Employer debt legislation contains a number of statutory easements, which are available to many employers facing a section 75 debt under pension legislation—the Pensions Act 1995—when they close their businesses. However, those statutory easements do not cover all situations, such as where an employer has retired or has ceased trading, where the overall amount of the liability in relation to the scheme is small in comparison with the scheme’s size or where an employer has triggered a section 75 debt prior to the closure of a pension scheme to future accrual. In this particular instance, the trustee has been able to apply some existing easements allowed for in legislation, but there are a number of particularly sensitive cases where easements cannot be applied. As a result, individuals face personal bankruptcy, and companies that would otherwise be financially viable face being forced into insolvency.

I want to go into further detail about this case. The trustee currently has 72 employers to consider pursuing for payment where existing easements may not apply. Of those, 43 are incorporated and 29 are unincorporated. Of the 29 unincorporated employers, 20 have retired, and the existing statutory easements cannot apply where the employer has ceased trading. In these cases, there is no ongoing business, but because those employers were unincorporated, they have personal liability to the scheme, which means that their personal assets can be seized by the trustees and used to settle the employer’s debt to the scheme. The trustees advise that, under section 75, these 20 employers collectively have a liability to the scheme of £7 million. Even if each of those employers was made personally bankrupt, only a fraction of that £7 million is likely to be recovered.

I spoke this morning over the telephone to a member of a small local plumbing business in my constituency. He had written to me at the start of the year, and I will give the House a flavour of what he said, because his experience is sadly not untypical. He said:

“I am approaching retirement age, but retiral will trigger my section 75 debt as the law stands at the moment. My father started our employees on the… pension scheme almost forty years ago, long before it was mandatory to have a pension scheme. When I told him about this section 75 issue, my dad burst into tears and said ‘What have I done to you’. I said it was not his fault as he was only doing what he thought was a good thing for our employees by entering them into a pension scheme. Surely after almost 40 years paying into the scheme, all the payments that were due, it can’t result in me losing my house, my office building and my own personal money, which is by no means substantial, and being declared bankrupt.”
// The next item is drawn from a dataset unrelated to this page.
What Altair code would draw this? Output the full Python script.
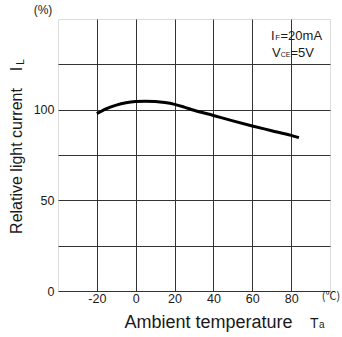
import altair as alt
import pandas as pd

# Curve data
temp = [-20, -15, -10, -5, 0, 5, 10, 15, 20, 25, 30, 40, 50, 60, 70, 80, 84]
rel_current = [97.8, 100.6, 102.5, 103.8, 104.5, 104.7, 104.5, 103.9, 102.9, 101.4, 99.7, 96.8, 93.8, 91.0, 88.4, 85.8, 84.6]

x_grid = [-20, 0, 20, 40, 60, 80]
y_grid = [0, 25, 50, 75, 100, 125]

FONT = "Liberation Sans"
TXT = "#1a1a1a"

df = pd.DataFrame({"t": temp, "i": rel_current})

W, H = 272, 272

x_scale = alt.Scale(domain=[-40, 100], nice=False, zero=False)
y_scale = alt.Scale(domain=[0, 150], nice=False)

curve = alt.Chart(df).mark_line(color="#000000", strokeWidth=3, interpolate="monotone").encode(
    x=alt.X("t:Q", scale=x_scale,
            axis=alt.Axis(values=x_grid, title=None, ticks=False, domain=False,
                          grid=True, gridColor="#333333", gridWidth=1, gridOpacity=1,
                          labelExpr="toString(datum.value)", labelFont=FONT,
                          labelFontSize=12.5, labelColor=TXT, labelPadding=1)),
    y=alt.Y("i:Q", scale=y_scale,
            axis=alt.Axis(values=y_grid, title=None, ticks=False, domain=False,
                          grid=True, gridColor="#333333", gridWidth=1, gridOpacity=1,
                          labelExpr="datum.value % 50 == 0 ? toString(datum.value) : ''",
                          labelFont=FONT, labelFontSize=12.5, labelColor=TXT, labelPadding=4)),
)

def txt(s, x, y, size, angle=0, align="left", baseline="alphabetic", font=FONT):
    kw = dict(text=s, font=font, fontSize=size, color=TXT, align=align, baseline=baseline)
    if angle:
        kw["angle"] = angle
    return alt.Chart().mark_text(**kw).encode(x=alt.value(x), y=alt.value(y))

layers = [
    curve,
    txt("(%)", -15, -9, 12, align="center", baseline="middle"),
    txt("(℃)", 273, 278, 11, align="center", baseline="middle", font="Noto Sans CJK JP"),
    txt("Relative light current", -41, 142, 16, angle=270, align="center", baseline="middle"),
    txt("I", -41, 50, 16, angle=270, align="center", baseline="middle"),
    txt("L", -37, 43, 10, angle=270, align="center", baseline="middle"),
    txt("Ambient temperature", 150.5, 304, 18, align="center", baseline="middle"),
    txt("T", 252, 309, 14, align="left"),
    txt("a", 261, 309, 10, align="left"),
    txt("I", 213, 21, 13),
    txt("F", 217.3, 21, 8),
    txt("=20mA", 222.5, 21, 13),
    txt("V", 214, 38, 13),
    txt("CE", 222.7, 38, 7),
    txt("=5V", 232.5, 38, 13),
]

chart = alt.layer(*layers).properties(
    width=W, height=H,
    autosize=alt.AutoSizeParams(type="none"),
    padding={"left": 58, "top": 19, "right": 12, "bottom": 46},
).configure_view(stroke="#222222", strokeWidth=1.3).configure(background="white")

chart.save("out.html", embed_options={"renderer": "svg", "actions": False})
There are two methods that could be used to address that, and my party will table amendments on this in Committee. One is the introduction of a trustee discretion to allow trustees not to pursue a section 75 debt when it is below a de minimis threshold. The other is the alteration of deferred debt arrangements to permit employers in a scheme closed to future accrual to apply for a deferred debt arrangement, providing they meet other statutory tests.

That is exactly the sort of thing that I mean by unintended consequences, because I cannot believe for one moment that anyone would have deliberately set up a scheme or put in place a law of that nature with these sorts of outcome in mind. I hope that my party’s amendments in Committee will be accepted and incorporated, because the Bill provides the best opportunity that many will have to get these issues resolved and ease that burden on their minds.

On the whole, this is a good Bill, and we find much in it to support. It gives opportunities to improve the pensions and retirement savings landscape, and I hope that the Government will remain open to further suggestions on how the Bill might be improved as it progresses and heed the warnings, so that we can avoid these unintended consequences.